I'm sorry to hear about how useless and irresponsible your father is. It's always tough when there's no clear cut solution to something like that, I think what I would try and do is make a list of the things that bother you about your dad's behaviour such as not paying utilities, excessive drinking, arguing all the time, and try and talk out things with him to say how easily he could help out more. I know some people never want to hear advice, but assuming he isn't actually violent it might be worth a try. But if you do try and talk things out with him always keep a clear calm head and don't rise to his level, meaning don't argue with him. Just put across your views calmly and let him digest them in his own time.

It sucks how you're being treated at school. I hate how teachers think their job ends at the classroom door, surely it would be better in the long run to establish a student's home conditions and discuss possible solutions rather than punishing them things they can't control. If I were you I would approach your teachers in confidence alone and explain your home conditions, at least that way they might be a bit more lenient with late homesworks etc.

I know you said you've kept a lot of things to yourself, but that will accomplish nothing. Get your issues into the open with people who can help solve them is key, discuss some of the things you said in your post with your parents or teachers and try and work out some ways they can help you. Don't try and struggle on alone because you're the only one who will suffer then.

By the way, don't listen to anyone offering you religious advice; these people are blinded by some false goal that may not exist, and are too impractical to offer you any real help in the here and now. If someone would rather say "Turn to Jesus" than "Work out the root causes of what's making you miserable and find some way around it" then they're not worth talking to imho.

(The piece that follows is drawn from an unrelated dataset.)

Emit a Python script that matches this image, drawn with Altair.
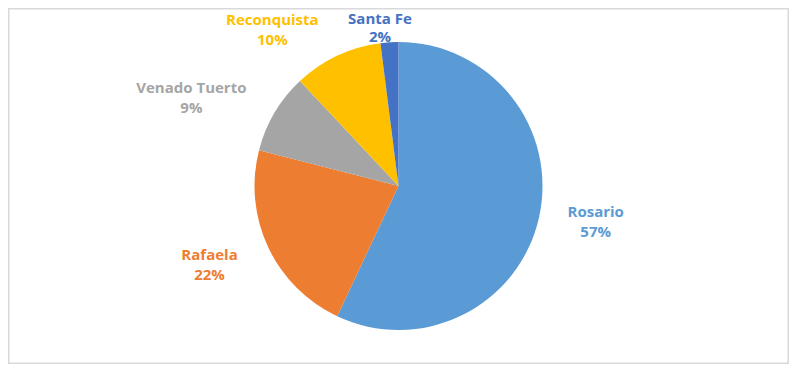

It sucks how you said you never had time to make friends, but you are still young and have loads of time to turn things around and shape them however you want. You're not a tool for others to use, your thoughts and feelings do matter and you need to find someone to express them to rather than keeping them all inside. Take a small step and at least bring up some of it all with your mother or a teacher. People will be willing to help if you give them half a chance.


If you need to talk I'm at feint_left@hotmail.com


By Cursed at 16,Apr,12 13:57

Hi sweetie-
Listen, listen very carefully- in the "real" world, people act just the same as they do in high-school... Trust me, if you can spend time alone, then you are a strong, young, lady! Which believe it or not, will help you as you get older... It sounds to me like you're a "giver" with a heart of gold. This is a wonderful trait! However, people will take advantage of you so BEWARE! Helping your mom, you can see and are aware that "money" doesn't grow on trees. You're being instilled with a good work ethic, which isn't bad, trust me... Embrace that and take it with you to adulthood. Many of your fellow classmates will have a much harder time- because they wont know about "work-ethic" or that you have to give in order to receive most of the time!!!
So, my advice is this: keep striving to be that "good person". Work hard at school. Keep up your good grades- in the "real world" no one gives you good or bad grades. You either get hired or fired. Keep that in mind.
As for this so called "father" of yours, he needs to get a reality check. Talk to your mom. See if she is on the same page, and kick him out. If he isn't contributing to the household- he is a MOUCH. MOUCHES SUCK. They will drain you of everything you have- including your self-esteem...
If your dad continues to live with you- and drink, things are sure to get worse... so PLEASE, have a heart to heart with your mum.
Your mum is wise and probably understands the situation better than you think...
Anyhow, it isn't easy kid. But, only YOU have the power to make a positive change in your life. DON'T EVER COUNT ON ANYONE TO MAKE YOU HAPPY. PERIOD. Because you'll be severely let down- ALL THE TIME!!! Continue to be strong, because your well on your way to becoming a beautiful, independent, woman! And keep up the good work, it will certainly pay off in the long run!!!
Keep us posted-
Stay focused!
Cursed
By anonymous at 16,Apr,12 15:00

Wow, you're back. :)
By Cursed at 16,Apr,12 15:42

Oh, I peek in on everyone from time to time:)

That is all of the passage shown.